Possible problem: Antares has problems in evaluating generated kernels with index accessing (e.g., Gather) because the generated random data may cause invalid memory access.

Dot

[ERROR] 2021-02-01T03:02:57z src/nnfusion/engine/pass/graph/kernel_tuning.cpp 58         - einstein_v2(" output0[N, M] +=! input0[N, K] * input1[K, M]; ", input_dict={ "input0" : { "dtype" : "float32", "shape" : [3200, 20, 128]} ,  "input1" : { "dtype" : "float32", "shape" : [128, 128]} })
[ERROR] Traceback (most recent call last):
  File "./antares/antares_compiler.py", line 622, in get
    code = main_compute(code_only=True)
  File "./antares/antares_compiler.py", line 377, in main_compute
    task = autotvm.task.create("template_op", args=(), target=tvm_target)
  File "/opt/tvm/python/tvm/autotvm/task/task.py", line 457, in create
    sch, _ = ret.func(*args)
  File "/opt/tvm/python/tvm/autotvm/task/task.py", line 236, in __call__
    return self.fcustomized(*args, **kwargs)
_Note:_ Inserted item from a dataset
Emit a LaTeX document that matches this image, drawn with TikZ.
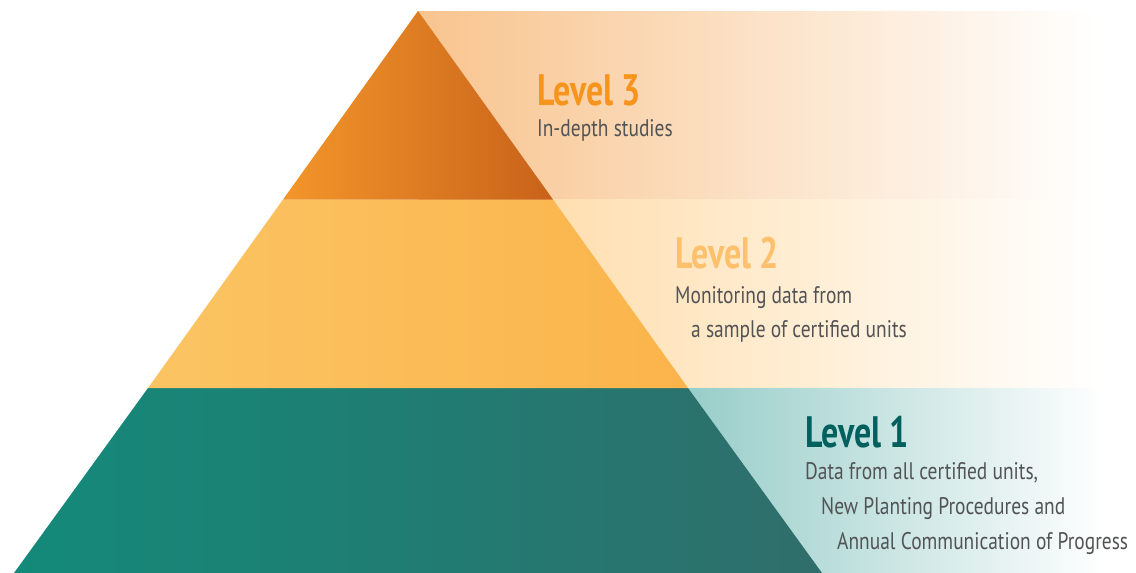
\documentclass[tikz,border=0pt]{standalone}
\usepackage{fontspec}
\setmainfont[FakeStretch=0.81]{PT Sans}
\newfontfamily\titlefont[FakeStretch=0.77]{PT Sans}
\usepackage{xcolor}
\usepackage{tikz}
\usetikzlibrary{positioning}

\definecolor{topleft}{HTML}{F3962A}
\definecolor{topright}{HTML}{C8621A}
\definecolor{midleft}{HTML}{FBC463}
\definecolor{midright}{HTML}{FBB44B}
\definecolor{lowleft}{HTML}{138A7A}
\definecolor{lowright}{HTML}{2F6E6B}
\definecolor{bandtop}{HTML}{F8C48E}
\definecolor{bandmid}{HTML}{FFDFB0}
\definecolor{bandlow}{HTML}{98CDC9}
\definecolor{titletop}{HTML}{F7941D}
\definecolor{titlemid}{HTML}{FDC06C}
\definecolor{titlelow}{HTML}{00605E}
\definecolor{textgrey}{HTML}{525355}

\begin{document}
\begin{tikzpicture}[x=1pt,y=-1pt,
  title/.style={anchor=base west,inner sep=0pt,font=\titlefont\fontsize{44}{44}\selectfont\bfseries},
  note/.style={anchor=base west,inner sep=0pt,text=textgrey,font=\fontsize{24}{24}\selectfont}]
\useasboundingbox (0,0) rectangle (1136,573);
% bands
\shade[left color=bandtop,right color=white] (418,11) rectangle (1095,199.5);
\shade[left color=bandmid,right color=white] (553,199.5) rectangle (1100,388);
\shade[left color=bandlow,right color=white] (688,388) rectangle (1105,573);
% pyramid
\shade[left color=lowleft,right color=lowright] (148,388) -- (688,388) -- (822,573) -- (14,573) -- cycle;
\shade[left color=midleft,right color=midright] (283,199.5) -- (553,199.5) -- (688,388) -- (148,388) -- cycle;
\shade[left color=topleft,right color=topright] (418,11) -- (553,199.5) -- (283,199.5) -- cycle;
% level 3
\node[title,text=titletop] (l3) at (537,105) {Level 3};
\node[note] (l3a) at (537,136) {In-depth studies};
% level 2
\node[title,text=titlemid] (l2) at (675,268) {Level 2};
\node[note] (l2a) at (675,303) {Monitoring data from};
\node[note] (l2b) at (691,337) {a sample of certified units};
% level 1
\node[title,text=titlelow] (l1) at (805,447) {Level 1};
\node[note] (l1a) at (805,479) {Data from all certified units,};
\node[note] (l1b) at (821,514) {New Planting Procedures and};
\node[note] (l1c) at (837,549) {Annual Communication of Progress};
\end{tikzpicture}
\end{document}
  File "/antares/lang/generic.py", line 187, in get_template_op
    exec('import tvm; from tvm import topi; ' + program, globals())
  File "<string>", line 1, in <module>
  File "/antares/lang/generic.py", line 29, in einstein_v2
    exec(ir, globals())
  File "<string>", line 2, in <module>
  File "/antares/lang/generic.py", line 96, in output
    result = te.compute(shape, func, name=name, tag=tag)
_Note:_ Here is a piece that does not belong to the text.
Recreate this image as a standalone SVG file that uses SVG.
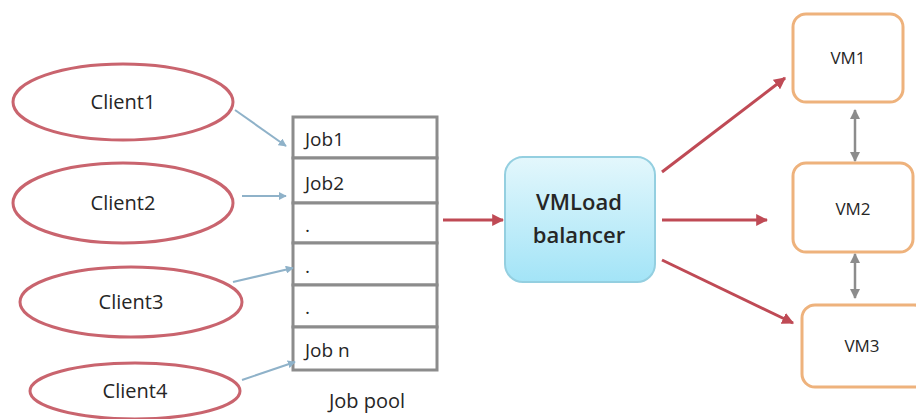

  File "/opt/tvm/python/tvm/te/operation.py", line 105, in compute
    body = fcompute(*[v.var for v in dim_var])
  File "<string>", line 2, in <lambda>
  File "/opt/tvm/python/tvm/tir/expr.py", line 75, in __mul__
    return _generic.multiply(self, other)
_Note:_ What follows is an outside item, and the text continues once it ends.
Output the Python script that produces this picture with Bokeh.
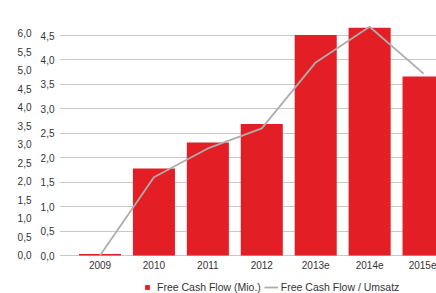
from bokeh.plotting import figure
from bokeh.models import (Range1d, LinearAxis, FixedTicker, Legend, LegendItem,
                          ColumnDataSource, CustomJSTickFormatter)
from bokeh.embed import file_html
from bokeh.resources import INLINE

# ---- data ----
years = ["2009", "2010", "2011", "2012", "2013e", "2014e", "2015e"]
fcf_mio = [0.03, 1.78, 2.31, 2.69, 4.51, 4.66, 3.66]          # Free Cash Flow (Mio.)
fcf_umsatz = [0.0, 1.60, 2.19, 2.60, 3.95, 4.68, 3.72]        # Free Cash Flow / Umsatz
main_ticks = [0.0, 0.5, 1.0, 1.5, 2.0, 2.5, 3.0, 3.5, 4.0, 4.5]
outer_ticks = [0.0, 0.5, 1.0, 1.5, 2.0, 2.5, 3.0, 3.5, 4.0, 4.5, 5.0, 5.5, 6.0]

xs = list(range(len(years)))
src = ColumnDataSource(dict(x=xs, fcf=fcf_mio, ratio=fcf_umsatz))

FONT = "Liberation Sans"
TXT = "#333333"

# frame spans the full height; value 0 sits 38px above the bottom edge
p = figure(width=436, height=293, output_backend="svg", toolbar_location=None,
           x_range=Range1d(-0.751, 6.24), y_range=Range1d(-0.777, 5.216),
           min_border_left=59, min_border_right=0, min_border_top=0,
           min_border_bottom=0)
p.outline_line_color = None
p.background_fill_color = "white"
p.border_fill_color = "white"

p.extra_y_ranges = {"r2": Range1d(-1.027, 6.89)}

fmt = CustomJSTickFormatter(code="return tick.toFixed(1).replace('.', ',');")

# main (inner) y axis
ya = p.yaxis[0]
ya.ticker = FixedTicker(ticks=main_ticks)
ya.formatter = fmt
ya.axis_line_color = None
ya.major_tick_line_color = None
ya.minor_tick_line_color = None
ya.major_tick_out = 0
ya.major_label_standoff = 5
ya.major_label_text_font = FONT
ya.major_label_text_font_size = "10px"
ya.major_label_text_color = TXT

# outer y axis
oa = LinearAxis(y_range_name="r2", ticker=FixedTicker(ticks=outer_ticks), formatter=fmt)
oa.axis_line_color = None
oa.major_tick_line_color = None
oa.minor_tick_line_color = None
oa.major_tick_out = 0
oa.major_label_standoff = 6
oa.major_label_text_font = FONT
oa.major_label_text_font_size = "10px"
oa.major_label_text_color = TXT
p.add_layout(oa, "left")

# x axis, pinned at value 0
xa = p.xaxis[0]
xa.fixed_location = 0
xa.ticker = FixedTicker(ticks=xs)
xa.major_label_overrides = {i: y for i, y in enumerate(years)}
xa.axis_line_color = None
xa.major_tick_line_color = None
xa.minor_tick_line_color = None
xa.major_tick_out = 0
xa.major_label_standoff = 5
xa.major_label_text_font = FONT
xa.major_label_text_font_size = "10px"
xa.major_label_text_color = TXT

p.xgrid.grid_line_color = None
p.ygrid.ticker = FixedTicker(ticks=main_ticks)
p.ygrid.grid_line_color = "#C8C8C8"
p.ygrid.grid_line_width = 1

r_bar = p.vbar(x="x", top="fcf", width=0.78, source=src,
               fill_color="#E31E24", line_color=None)
r_line = p.line(x="x", y="ratio", source=src, line_color="#ADADAD", line_width=1.8)
# zero-size square marker used only as the legend symbol of the bar series
r_sq = p.scatter(x="x", y="fcf", source=src, marker="square", size=0,
                 fill_color="#E31E24", line_color=None)

legend = Legend(items=[LegendItem(label="Free Cash Flow (Mio.)", renderers=[r_sq]),
                       LegendItem(label="Free Cash Flow / Umsatz", renderers=[r_line])],
                orientation="horizontal", location=(81, 0),
                glyph_width=14, glyph_height=12, label_standoff=3, spacing=3,
                padding=0, margin=0, border_line_color=None, background_fill_alpha=0,
                label_text_font=FONT, label_text_font_size="10.5px",
                label_text_color=TXT, label_height=12)
p.add_layout(legend, "center")

open("out.html", "w").write(file_html(p, INLINE))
  File "/opt/tvm/python/tvm/topi/generic_op_impl.py", line 83, in _tensor_bop_impl
    return orig_bop(lhs, rhs)
  File "/opt/tvm/python/tvm/tir/generic.py", line 80, in multiply
    return _ffi_api._OpMul(lhs, rhs)
  File "/opt/tvm/python/tvm/_ffi/_ctypes/packed_func.py", line 223, in __call__
    values, tcodes, num_args = _make_tvm_args(args, temp_args)
  File "/opt/tvm/python/tvm/_ffi/_ctypes/packed_func.py", line 166, in _make_tvm_args
    arg = _FUNC_CONVERT_TO_OBJECT(arg)
  File "/opt/tvm/python/tvm/runtime/object_generic.py", line 74, in convert_to_object
    return value.asobject()
  File "/opt/tvm/python/tvm/te/tensor.py", line 43, in asobject
    return self.tensor(*self.indices)
  File "/opt/tvm/python/tvm/te/tensor.py", line 63, in __call__
    raise ValueError("Need to provide %d index in tensor slice" % ndim)
ValueError: Need to provide 3 index in tensor slice

[INFO] 2021-02-01T03:02:57z src/nnfusion/engine/pass/graph/kernel_tuning.cpp 249        Dot, ir:  - einstein_v2(" output0[N, M] +=! input0[N, K] * input1[K, M]; ", input_dict={ "input0" : { "dtype" : "float32", "shape" : [3200, 20, 128]} ,  "input1" : { "dtype" : "float32", "shape" : [128, 128]} })
nnfbot commented 3 years ago

Thanks for the report @xysmlx! I will look into it ASAP! (I'm a bot).